We brush our teeth because we’ve had the benefits of doing it drilled into us since we were toddlers. 

So when you want to be compelled to do something it is important you construct the outcome in your mind as more beneficial than if you didn’t do something.

Lets say its the end of the evening and you have some dishes to wash. You really can’t be bothered but then start imagining if you didn’t do it. Well, they’d be left overnight and you got no time in the morning because you got to go to work so they would still be there tomorrow evening…you may as well spend a couple of minutes washing them now to get it out the way.

So you’ve very subtly imagined the outcome better if you did the dishes now than if you didn’t.

So you want to exercise more, imagine the outcome of doing it more beneficial than the outcome if you didn’t do it. Think of that endorphin release, think of the energy you get after exercise, think of the feeling of satisfaction having be well on your way to continuing that exercise habit, think of the increasing self confidence you are getting as you experience the benefits of regular exercise.

An American writer called Dorathy Parker once noted that she ‘hates writing but loves to have written’. I like this quote because it points to what I am talking about here. Get compelled to do something but constructing the outcome in your mind as beneficial.

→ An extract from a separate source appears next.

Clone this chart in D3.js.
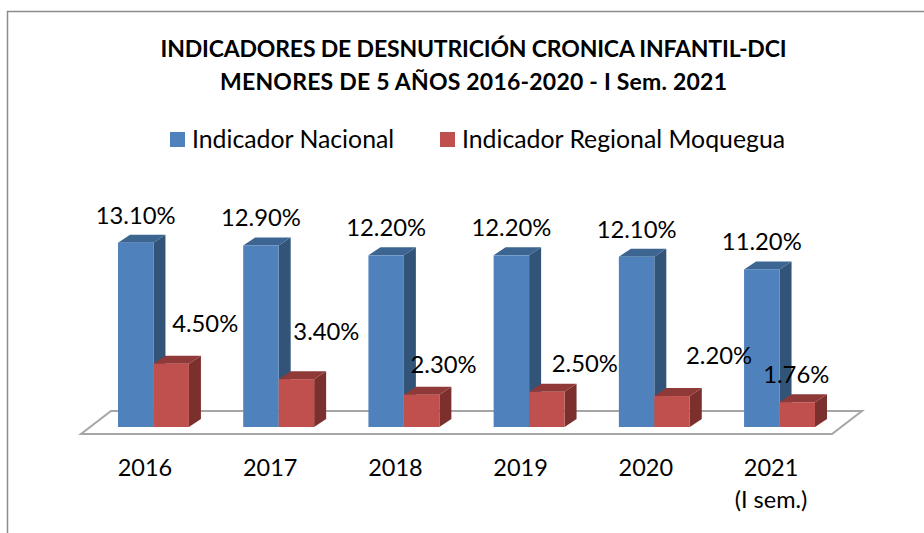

3 Make the start of the act easy to initiate

A common solution given out for writers block is to commit to writing just one line a day. There is a trick to this solution because the provider of this advice knows that once a writer sits down and writes one line they know the writer will likely “just” write  and another and another. 

They just needed an easy task to initiate rather than having the barrier in their head of thinking they had to write a whole chapter.

If you feel you need motivation to start something or stop something you have a far better chance of success if the act is easy to initiate.

So for example, if you wanted to exercise more what do you see as your chances of success if the act of doing that involves you sitting in 20 minutes of traffic to get to the gym only to then find you having to wait for the equipment because the only time you can get there is rush hour?

What would be better is setting aside 20 minutes while your dinner is being cooked in the oven. 

Chunk Down For More Motivation

When motivation is seen as the challenge it is important to chunk down, not chunk up. So, it is more likely to be successful if your period of exercise from start to finish takes 25 minutes than if it takes 2 extra hours to your day.

So, when thinking about what you’d like to be motivated about, ask yourself what is the easiest thing I could do to start? 

For the most part your answer will be around

(a) the length of time the act takes

(b) the perceived difficulty of the task

(c) The level of perceived reward at the end.

If you can tinker with any of those to make the process easier you will feel yourself more compelled to do it.

That concludes this episode. Remember, motivation isn’t a thing – it is how you set up the act in your mind and environment that makes you compelled to do more or less of something. It is merely the instigator of action.